Written instruction ▸
Return the material word for word. Do not include pictures.

Collected data ▸
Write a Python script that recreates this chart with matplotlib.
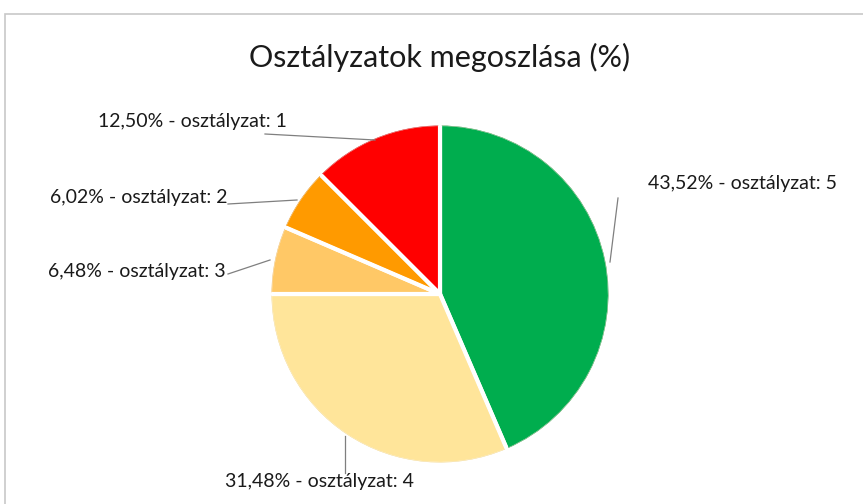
import matplotlib
matplotlib.use("Agg")
import matplotlib.pyplot as plt
from matplotlib.patches import Rectangle

plt.rcParams['font.family'] = ['Lato', 'DejaVu Sans']

title = "Osztályzatok megoszlása (%)"
grades = ["5", "4", "3", "2", "1"]
shares = [43.52, 31.48, 6.48, 6.02, 12.50]
colors = ["#00AD4E", "#FFE59A", "#FFC866", "#FF9A00", "#FF0000"]
edges = ["#1F8A2E", "#F2D27A", "#EDB24F", "#E08400", "#D00000"]

W, H = 863, 504
fig = plt.figure(figsize=(W / 100, H / 100), dpi=100)
ax = fig.add_axes([0, 0, 1, 1])

# chart frame
ax.add_patch(Rectangle((5, -5), W, H - 14 + 5, fill=False, edgecolor="#C8C8C8", lw=1.2))

cx, cy, r = 440, H - 294, 170
w1, _ = ax.pie(shares, colors=colors, startangle=90, counterclock=False,
               center=(cx, cy), radius=r, frame=True,
               wedgeprops=dict(edgecolor="white", linewidth=3.0))
w2, _ = ax.pie(shares, colors=colors, startangle=90, counterclock=False,
               center=(cx, cy), radius=r - 1.2, frame=True,
               wedgeprops=dict(linewidth=1.0, fill=False))
for w, e in zip(w2, edges):
    w.set_edgecolor(e)
w3, _ = ax.pie(shares, startangle=90, counterclock=False,
               center=(cx, cy), radius=r, frame=True,
               wedgeprops=dict(edgecolor="white", linewidth=2.2, fill=False))
ax.set_xlim(0, W)
ax.set_ylim(0, H)
ax.set_aspect('auto')
ax.axis('off')

ax.text(440, H - 57, title, ha='center', va='center', fontsize=22, color="#1A1A1A")

labels = [f"{s:.2f}".replace('.', ',') + f"% - osztályzat: {g}" for s, g in zip(shares, grades)]
# label anchor (pixel coords), leader line (pixel coords)
lab_pos = [(648, 184, 'left'), (319, 482, 'center'), (226, 272, 'right'),
           (227, 198, 'right'), (287, 122, 'right')]
leaders = [[(618, 198), (610, 262)],
           [(345, 473), (345, 436)],
           [(228, 274), (270, 260)],
           [(228, 204), (297, 200)],
           [(265, 134), (375, 140)]]
for lab, (x, y, ha), ln in zip(labels, lab_pos, leaders):
    ax.text(x, H - y, lab, ha=ha, va='center', fontsize=14, color="#1A1A1A")
    ax.plot([p[0] for p in ln], [H - p[1] for p in ln], color="#7F7F7F", lw=0.9)

fig.savefig("out.png", dpi=100)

Response to the exercise ▸
Write a Python script that recreates this chart with matplotlib.
import matplotlib
matplotlib.use("Agg")
import matplotlib.pyplot as plt
from matplotlib.patches import Rectangle

plt.rcParams['font.family'] = ['Lato', 'DejaVu Sans']

title = "Osztályzatok megoszlása (%)"
grades = ["5", "4", "3", "2", "1"]
shares = [43.52, 31.48, 6.48, 6.02, 12.50]
colors = ["#00AD4E", "#FFE59A", "#FFC866", "#FF9A00", "#FF0000"]
edges = ["#1F8A2E", "#F2D27A", "#EDB24F", "#E08400", "#D00000"]

W, H = 863, 504
fig = plt.figure(figsize=(W / 100, H / 100), dpi=100)
ax = fig.add_axes([0, 0, 1, 1])

# chart frame
ax.add_patch(Rectangle((5, -5), W, H - 14 + 5, fill=False, edgecolor="#C8C8C8", lw=1.2))

cx, cy, r = 440, H - 294, 170
w1, _ = ax.pie(shares, colors=colors, startangle=90, counterclock=False,
               center=(cx, cy), radius=r, frame=True,
               wedgeprops=dict(edgecolor="white", linewidth=3.0))
w2, _ = ax.pie(shares, colors=colors, startangle=90, counterclock=False,
               center=(cx, cy), radius=r - 1.2, frame=True,
               wedgeprops=dict(linewidth=1.0, fill=False))
for w, e in zip(w2, edges):
    w.set_edgecolor(e)
w3, _ = ax.pie(shares, startangle=90, counterclock=False,
               center=(cx, cy), radius=r, frame=True,
               wedgeprops=dict(edgecolor="white", linewidth=2.2, fill=False))
ax.set_xlim(0, W)
ax.set_ylim(0, H)
ax.set_aspect('auto')
ax.axis('off')

ax.text(440, H - 57, title, ha='center', va='center', fontsize=22, color="#1A1A1A")

labels = [f"{s:.2f}".replace('.', ',') + f"% - osztályzat: {g}" for s, g in zip(shares, grades)]
# label anchor (pixel coords), leader line (pixel coords)
lab_pos = [(648, 184, 'left'), (319, 482, 'center'), (226, 272, 'right'),
           (227, 198, 'right'), (287, 122, 'right')]
leaders = [[(618, 198), (610, 262)],
           [(345, 473), (345, 436)],
           [(228, 274), (270, 260)],
           [(228, 204), (297, 200)],
           [(265, 134), (375, 140)]]
for lab, (x, y, ha), ln in zip(labels, lab_pos, leaders):
    ax.text(x, H - y, lab, ha=ha, va='center', fontsize=14, color="#1A1A1A")
    ax.plot([p[0] for p in ln], [H - p[1] for p in ln], color="#7F7F7F", lw=0.9)

fig.savefig("out.png", dpi=100)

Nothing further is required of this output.